Characterisation of income: The characterisation of income earned by FIIs from transactions in the capital market has been a vexed issue. Historically, most FIIs have offered the income earned on sale of shares under the head capital gains. The revenue authorities have till date, in most of the cases, accepted this position. However, some FIIs have claimed the above income as business profits and consequently in the absence of a permanent establishment (PE) in India, treated the same as exempt from tax in India under the applicable double tax avoidance agreement (DTAA).

There have been a few rulings by the Authority of Advance Rulings (AAR) on the subject. A ruling of the AAR in 2007, has distinguished its earlier ruling in the context of characterisation of income earned on transactions in equity shares by FIIs. The AAR in that ruling held that income on sale of shares earned by FIIs is taxable under the head capital gains.

Further, the AAR has, in a couple of other rulings, held that income earned by FIIs from trading in futures and options (exchange traded derivatives) is business profits and not taxable in India in the absence of a PE in India under the relevant DTAA.

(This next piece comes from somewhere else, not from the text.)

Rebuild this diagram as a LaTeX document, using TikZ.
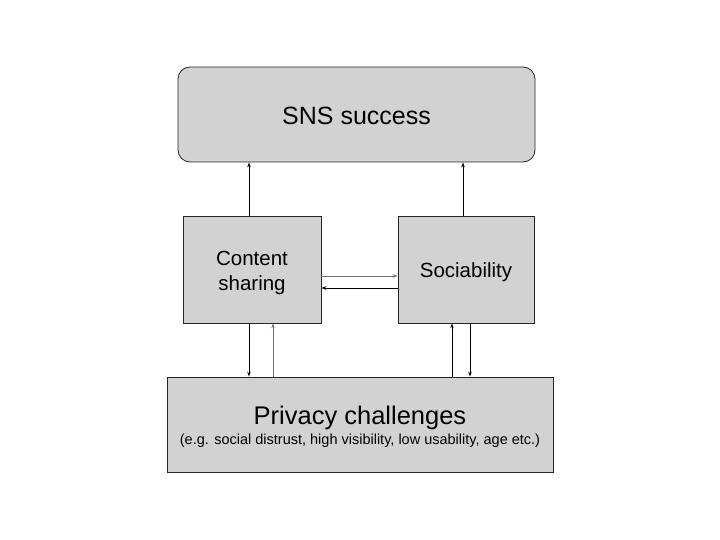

It appears that the underlying intention of the government is to close, as far as possible, all windows available to FIIs to claim exemption from tax in India on transactions in securities, to a ensure level-playing field with the domestic investors.

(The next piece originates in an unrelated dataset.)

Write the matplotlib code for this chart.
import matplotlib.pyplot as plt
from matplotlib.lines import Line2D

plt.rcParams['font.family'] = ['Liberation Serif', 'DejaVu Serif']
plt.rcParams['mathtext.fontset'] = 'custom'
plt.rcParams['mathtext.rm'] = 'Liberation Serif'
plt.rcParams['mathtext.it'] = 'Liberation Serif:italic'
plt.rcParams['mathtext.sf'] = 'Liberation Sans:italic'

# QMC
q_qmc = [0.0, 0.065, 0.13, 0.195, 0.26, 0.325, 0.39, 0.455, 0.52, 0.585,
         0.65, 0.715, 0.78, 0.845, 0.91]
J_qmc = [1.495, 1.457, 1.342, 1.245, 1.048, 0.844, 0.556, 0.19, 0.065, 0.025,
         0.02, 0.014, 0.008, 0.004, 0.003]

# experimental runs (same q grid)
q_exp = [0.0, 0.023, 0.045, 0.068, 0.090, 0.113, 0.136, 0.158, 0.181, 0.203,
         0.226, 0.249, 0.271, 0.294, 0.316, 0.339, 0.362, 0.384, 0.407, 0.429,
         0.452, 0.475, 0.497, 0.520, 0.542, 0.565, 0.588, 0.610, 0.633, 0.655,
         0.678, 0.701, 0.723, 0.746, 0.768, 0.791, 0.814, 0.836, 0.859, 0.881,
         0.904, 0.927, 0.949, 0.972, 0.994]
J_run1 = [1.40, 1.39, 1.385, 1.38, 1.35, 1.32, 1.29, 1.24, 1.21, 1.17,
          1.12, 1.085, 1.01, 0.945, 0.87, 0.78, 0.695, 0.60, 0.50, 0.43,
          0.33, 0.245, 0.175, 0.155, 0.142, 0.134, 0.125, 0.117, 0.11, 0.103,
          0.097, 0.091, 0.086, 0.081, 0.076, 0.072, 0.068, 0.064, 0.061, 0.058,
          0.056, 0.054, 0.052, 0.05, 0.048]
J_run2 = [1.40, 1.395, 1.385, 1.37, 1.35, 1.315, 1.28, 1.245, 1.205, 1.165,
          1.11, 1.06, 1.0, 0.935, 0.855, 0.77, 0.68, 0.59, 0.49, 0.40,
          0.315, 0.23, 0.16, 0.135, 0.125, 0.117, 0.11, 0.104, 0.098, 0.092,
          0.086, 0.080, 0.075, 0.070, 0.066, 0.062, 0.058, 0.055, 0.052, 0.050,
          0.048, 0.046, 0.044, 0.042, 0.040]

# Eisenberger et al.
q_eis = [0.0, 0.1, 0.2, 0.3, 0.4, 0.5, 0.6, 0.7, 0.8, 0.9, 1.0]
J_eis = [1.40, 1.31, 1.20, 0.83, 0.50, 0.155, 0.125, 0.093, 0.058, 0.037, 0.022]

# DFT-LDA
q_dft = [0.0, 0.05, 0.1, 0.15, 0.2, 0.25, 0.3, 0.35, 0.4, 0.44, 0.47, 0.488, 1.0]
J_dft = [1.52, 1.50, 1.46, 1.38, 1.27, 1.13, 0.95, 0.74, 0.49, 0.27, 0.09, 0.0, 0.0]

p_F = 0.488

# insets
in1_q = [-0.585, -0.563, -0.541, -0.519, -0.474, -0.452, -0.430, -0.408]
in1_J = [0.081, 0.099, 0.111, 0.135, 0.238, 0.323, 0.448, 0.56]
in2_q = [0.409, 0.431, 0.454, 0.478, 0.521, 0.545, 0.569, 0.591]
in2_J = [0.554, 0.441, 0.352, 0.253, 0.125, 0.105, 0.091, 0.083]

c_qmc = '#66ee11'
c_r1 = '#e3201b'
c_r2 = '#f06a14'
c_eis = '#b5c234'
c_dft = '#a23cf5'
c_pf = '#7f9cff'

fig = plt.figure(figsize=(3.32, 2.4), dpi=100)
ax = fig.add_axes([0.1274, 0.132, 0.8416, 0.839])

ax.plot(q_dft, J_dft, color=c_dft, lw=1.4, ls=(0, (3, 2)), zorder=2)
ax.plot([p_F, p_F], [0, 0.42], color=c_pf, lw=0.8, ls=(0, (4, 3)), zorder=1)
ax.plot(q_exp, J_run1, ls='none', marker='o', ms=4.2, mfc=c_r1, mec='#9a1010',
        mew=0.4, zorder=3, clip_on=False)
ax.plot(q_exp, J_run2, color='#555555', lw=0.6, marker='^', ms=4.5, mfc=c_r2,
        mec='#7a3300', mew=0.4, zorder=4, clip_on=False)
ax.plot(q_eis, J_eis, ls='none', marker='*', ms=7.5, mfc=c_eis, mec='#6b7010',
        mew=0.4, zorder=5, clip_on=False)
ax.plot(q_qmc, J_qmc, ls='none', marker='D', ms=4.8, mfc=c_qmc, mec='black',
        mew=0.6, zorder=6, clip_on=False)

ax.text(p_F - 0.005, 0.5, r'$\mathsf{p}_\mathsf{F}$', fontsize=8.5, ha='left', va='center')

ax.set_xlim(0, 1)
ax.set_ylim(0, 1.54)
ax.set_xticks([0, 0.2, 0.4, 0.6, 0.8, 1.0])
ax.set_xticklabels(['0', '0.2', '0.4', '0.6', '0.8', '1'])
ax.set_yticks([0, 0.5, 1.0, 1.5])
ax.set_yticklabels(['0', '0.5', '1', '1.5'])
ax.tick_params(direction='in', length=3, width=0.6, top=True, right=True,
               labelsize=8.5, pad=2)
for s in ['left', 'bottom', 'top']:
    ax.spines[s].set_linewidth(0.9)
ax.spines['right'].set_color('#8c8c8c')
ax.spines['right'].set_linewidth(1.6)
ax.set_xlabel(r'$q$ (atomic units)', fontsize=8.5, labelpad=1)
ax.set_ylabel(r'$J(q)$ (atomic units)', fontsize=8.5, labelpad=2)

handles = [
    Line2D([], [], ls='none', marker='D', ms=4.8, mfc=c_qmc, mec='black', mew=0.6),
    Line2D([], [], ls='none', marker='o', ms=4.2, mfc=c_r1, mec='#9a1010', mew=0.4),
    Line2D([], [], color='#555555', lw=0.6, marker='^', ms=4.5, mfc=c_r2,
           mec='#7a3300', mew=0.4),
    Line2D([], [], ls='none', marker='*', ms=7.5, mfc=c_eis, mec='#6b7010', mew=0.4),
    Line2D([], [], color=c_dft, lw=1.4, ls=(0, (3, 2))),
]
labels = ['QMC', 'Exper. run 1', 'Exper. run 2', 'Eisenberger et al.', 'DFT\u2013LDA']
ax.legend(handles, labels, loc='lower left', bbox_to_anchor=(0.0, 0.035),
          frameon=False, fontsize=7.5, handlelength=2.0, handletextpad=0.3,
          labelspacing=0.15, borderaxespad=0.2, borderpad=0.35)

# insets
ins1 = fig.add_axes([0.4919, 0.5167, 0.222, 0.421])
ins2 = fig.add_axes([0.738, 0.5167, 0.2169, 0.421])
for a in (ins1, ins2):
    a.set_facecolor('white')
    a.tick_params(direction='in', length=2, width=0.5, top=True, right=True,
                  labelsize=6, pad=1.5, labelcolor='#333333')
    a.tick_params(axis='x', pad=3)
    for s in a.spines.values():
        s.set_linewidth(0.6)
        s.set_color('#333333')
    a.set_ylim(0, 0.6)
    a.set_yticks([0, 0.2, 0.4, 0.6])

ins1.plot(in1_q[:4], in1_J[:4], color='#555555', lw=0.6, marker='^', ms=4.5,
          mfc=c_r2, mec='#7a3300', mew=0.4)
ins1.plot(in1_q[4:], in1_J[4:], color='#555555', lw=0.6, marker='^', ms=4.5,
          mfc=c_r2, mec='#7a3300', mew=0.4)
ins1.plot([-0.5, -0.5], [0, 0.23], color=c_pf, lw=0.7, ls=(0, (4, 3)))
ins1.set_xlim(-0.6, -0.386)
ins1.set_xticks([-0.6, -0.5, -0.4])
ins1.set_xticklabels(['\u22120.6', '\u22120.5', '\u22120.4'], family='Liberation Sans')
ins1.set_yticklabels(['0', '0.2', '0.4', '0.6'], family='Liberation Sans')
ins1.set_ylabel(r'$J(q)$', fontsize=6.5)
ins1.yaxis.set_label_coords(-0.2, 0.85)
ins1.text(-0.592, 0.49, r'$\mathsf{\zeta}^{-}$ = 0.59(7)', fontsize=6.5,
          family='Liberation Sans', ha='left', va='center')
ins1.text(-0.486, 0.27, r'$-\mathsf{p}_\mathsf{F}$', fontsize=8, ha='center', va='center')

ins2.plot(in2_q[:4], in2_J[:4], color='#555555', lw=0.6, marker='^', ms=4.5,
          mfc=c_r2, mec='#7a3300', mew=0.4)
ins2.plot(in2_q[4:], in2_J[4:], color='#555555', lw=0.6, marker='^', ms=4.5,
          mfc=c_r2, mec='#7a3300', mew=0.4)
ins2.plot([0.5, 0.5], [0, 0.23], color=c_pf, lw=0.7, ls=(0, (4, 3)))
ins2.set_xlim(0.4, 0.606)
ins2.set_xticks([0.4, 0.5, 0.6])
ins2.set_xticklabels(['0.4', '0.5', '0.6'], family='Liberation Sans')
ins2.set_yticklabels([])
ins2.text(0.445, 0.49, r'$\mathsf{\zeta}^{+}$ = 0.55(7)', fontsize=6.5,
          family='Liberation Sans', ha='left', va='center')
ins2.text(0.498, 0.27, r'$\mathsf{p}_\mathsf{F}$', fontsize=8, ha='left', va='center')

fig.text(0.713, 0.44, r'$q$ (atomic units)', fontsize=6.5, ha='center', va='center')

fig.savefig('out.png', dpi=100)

In a step towards this direction and also to end the controversy surrounding the characterisation of income of FIIs, the RDP provides that the income of FIIs from purchase and sale of securities shall be treated as capital gains. It appears that this treatment is also sought to be extended to investment by FIIs in exchange traded derivatives.

Having said that, it would be interesting to examine the precise language of the amendment to evaluate if it provides any scope of taking a different position as regards characterisation of income under the DTAA (although this is precisely what the RDP intends to cover).

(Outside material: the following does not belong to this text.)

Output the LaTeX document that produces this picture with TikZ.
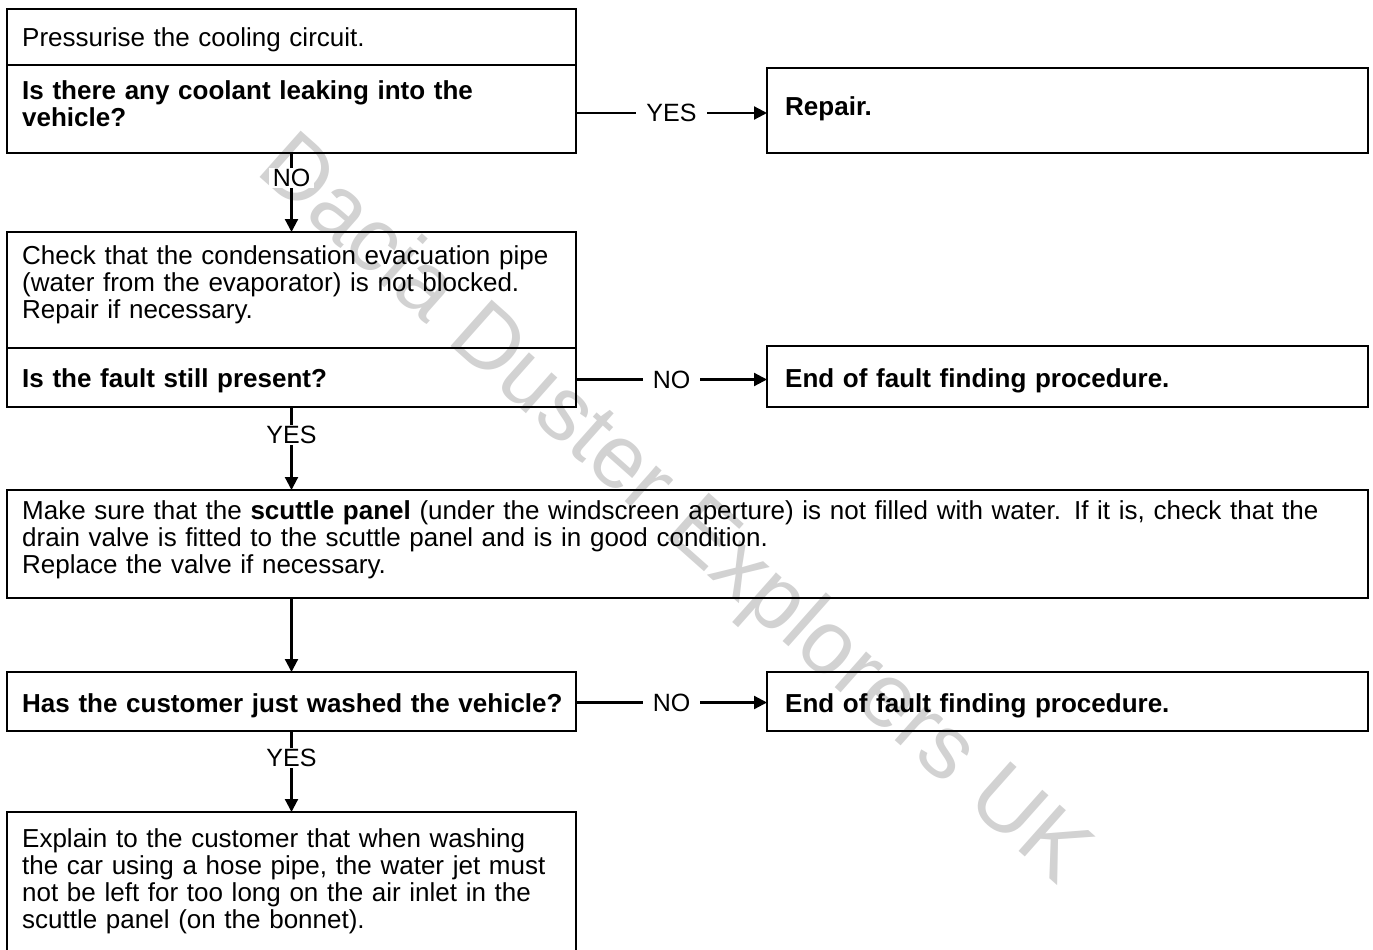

The DTC had proposed that between domestic law and the DTAA, the latter provision will prevail. This had raised apprehensions regarding the eligibility to beneficial provisions of DTAA upon enactment of the DTC. The RDP proposes to revert to the existing tax provisions whereby the domestic tax law or the DTAA, whichever is more beneficial to the taxpayer shall apply. However, it is clarified that the DTAA will not have preferential status over domestic law, inter alia, when the General Anti-Avoidance Rule (GAAR) is invoked.

While the above clarification on characterisation of income should not by itself impact the FIIs which are tax residents of Mauritius, Cyprus and other jurisdictions having DTAAs with India which exempt capital gains from taxation in India, it would be important to see the approach of the government in invoking the GAAR provisions to investments made through existing structures from these countries.

Thus, the income earned by such FIIs would continue to be exempt from tax in India unless the GAAR provisions are invoked or until such DTAAs are amended to remove the exemption.